Chart Of The Day: From Pervasive Cheap Credit To Hyperinflation

Tyler Durden's picture

The topic of the student loan bubble is not new: having crossed $1 trillion recently, student debt is now the biggest consumer debt category, greater even than US credit card debt. We have extensively discussed the implications of the parabolic curve representing outstanding student debt before, and it is no surprise that the issue of student loans has become of one of the key topics of debate in the ongoing presidential mudslinging campaign. As is also known, an increasing portion of student debt is funded by the government at an ever lower rate of interest: after all it is critical to allow the bubble to keep growing with as little interest expense diverting the stream of cash from the end borrower - wide eyed students who increasingly realize they are stuck with tens of thousands in loans and no jobs available to allow them to repay this debt, in effect making an entire generation debt slaves. Finally, as should be known, student debt is non-dischargeable, meaning once a person becomes indentured, they are so for life, and filing bankruptcy will do nothing to resolve debt claims against the individual. After all there is no other collateral by definition that can be confiscated by the creditor - the only thing the debtor "acquires" in exchange for this debt is a skillset, which sadly in the New Normal is increasingly redundant. But there has always been one question outstanding: just what does all this easily accessible and now pervasive student debt fund? The chart below, courtesy of Bloomberg, provides the answer: in the past 3 decades there has been no other cost that comes even remotely close to matching the near hyperinflationary surge in college tuition and costs.

Source

The follow through question then is: where do all these cheap debt funded dollars go? Why to pay the salaries, and lifetime guaranteed pensions of tenured Keynesian professors in "established" universities, who are delighted to keep peddling cheap debt if it means their compensation rises at a rate of 5-10% each year, every year, no matter how the economy performs.

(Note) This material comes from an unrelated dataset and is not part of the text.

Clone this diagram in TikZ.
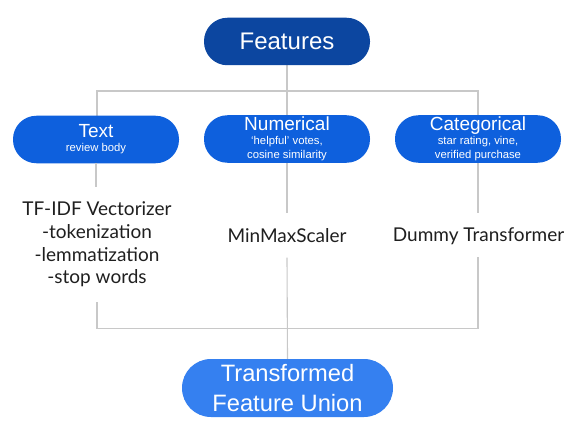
\documentclass[tikz,border=0pt]{standalone}
\usepackage{fontspec}
\newfontfamily\boxfont{Liberation Sans}
\newfontfamily\latofont{Lato}
\definecolor{darkblue}{HTML}{0C46A0}
\definecolor{midblue}{HTML}{0E60DD}
\definecolor{lightblue}{HTML}{3580F0}
\definecolor{linegray}{HTML}{C8C8C8}
\tikzset{
  pill/.style={rectangle, rounded corners=23.4pt, minimum width=166pt, minimum height=47.5pt,
    inner sep=0pt, text=white, align=center, font=\boxfont},
  conn/.style={draw=linegray, line width=1.1pt},
  lowtext/.style={inner xsep=0pt, inner ysep=15pt, align=center, text=black!88,
    font=\latofont\fontsize{19}{22.6}\selectfont}
}
\newcommand{\ttl}[1]{{\fontsize{19}{14}\selectfont #1}}
\begin{document}
\begin{tikzpicture}[x=1pt,y=-1pt]
\useasboundingbox[fill=white] (0,0) rectangle (586,425);
% hubs
\coordinate (hubtop) at (287,91);
\coordinate (hubbot) at (287,328.5);
% lower text nodes
\node[lowtext] (tfidf) at (97,244.5) {TF-IDF Vectorizer\\-tokenization\\-lemmatization\\-stop words};
\node[lowtext, text depth=0pt] (minmax) at (287,235.5) {MinMaxScaler};
\node[lowtext, text depth=0pt] (dummy) at (478.5,235) {Dummy Transformer};
% connectors (behind boxes)
\path[conn] (287,41.5) -- (hubtop);
\path[conn] (hubtop) -| (97,139);
\path[conn] (hubtop) -| (478,139);
\path[conn] (hubtop) -- (287,139);
% boxes
\node[pill, fill=darkblue, font=\boxfont\fontsize{24}{28}\selectfont] (feat) at (287,41.5) {Features};
\node[pill, fill=midblue, font=\boxfont\fontsize{11.3}{14}\selectfont] (txt) at (96,139.5) {\ttl{Text}\\review body};
\node[pill, fill=midblue, font=\boxfont\fontsize{11.3}{14}\selectfont] (num) at (287,139) {\ttl{Numerical}\\‘helpful’ votes,\\cosine similarity};
\node[pill, fill=midblue, font=\boxfont\fontsize{11.3}{14}\selectfont] (cat) at (478,139) {\ttl{Categorical}\\star rating, vine,\\verified purchase};
\node[pill, fill=lightblue, minimum width=211pt, minimum height=58pt, rounded corners=28.9pt,
  font=\boxfont\fontsize{23.7}{30}\selectfont] (union) at (287.5,388) {Transformed\\Feature Union};
% connectors from boxes to lower text
\path[conn] (txt.south) -- (txt.south |- tfidf.north);
\path[conn] (num.south) -- (num.south |- minmax.north);
\path[conn] (cat.south) -- (cat.south |- dummy.north);
% connectors to union
\path[conn] (tfidf.south) |- (hubbot);
\path[conn] (dummy.south -| cat.south) |- (hubbot);
\path[conn] (minmax.south) -- (union.north);
\end{tikzpicture}
\end{document}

After all they and their "ZIRP is the answer to all" brethren are the immediate beneficiaries of this 1120% cost explosion since 1978.

As to who foots the bill? It is all those young men and women who are indoctrinated day in and day out by every possible legacy media, whose sole interest is also to perpetuate the status quo, that the only way to succeed in this world is through untenable debt. Of course, it is packaged differently: study, get a loan, get a job and pay off the loan. Sadly, this is no longer the case in the New Normal where one is lucky to get a part-time job paying minimum wage, let alone one which allows the repayment of debt principal (this ignores the possibility of interest rates actually rising at some point in the future).

Some more perceptive readers may ask: did the cheap credit allow this explosion in tuition costs, or did soaring costs require the latest debt bubble. The answer in this chicken or egg riddle is unclear, but is also irrelevant: one thing is certain - a 1,100%+ increase in prices in just over 30 years for any "asset class" is way beyond the ordinary course of inflationary business, and may as well be classified with the -hyper- prefix on a long-enough timeline.

Another thing that is also certain is that this kind of price surge in unsustainable, as is the associated exponential increase in student debt. We can only hope both bubbles pop sooner rather than later, if for no other reason than to put the majority of status quo professors, who have been gladly and quality benefiting from this phenomenon for years, out on the streets, and having to take out a loan to see what it means to become an indentured servant for themselves.

Alas, with ZIRP about to be replaced by NIRP, we may have a while to wait.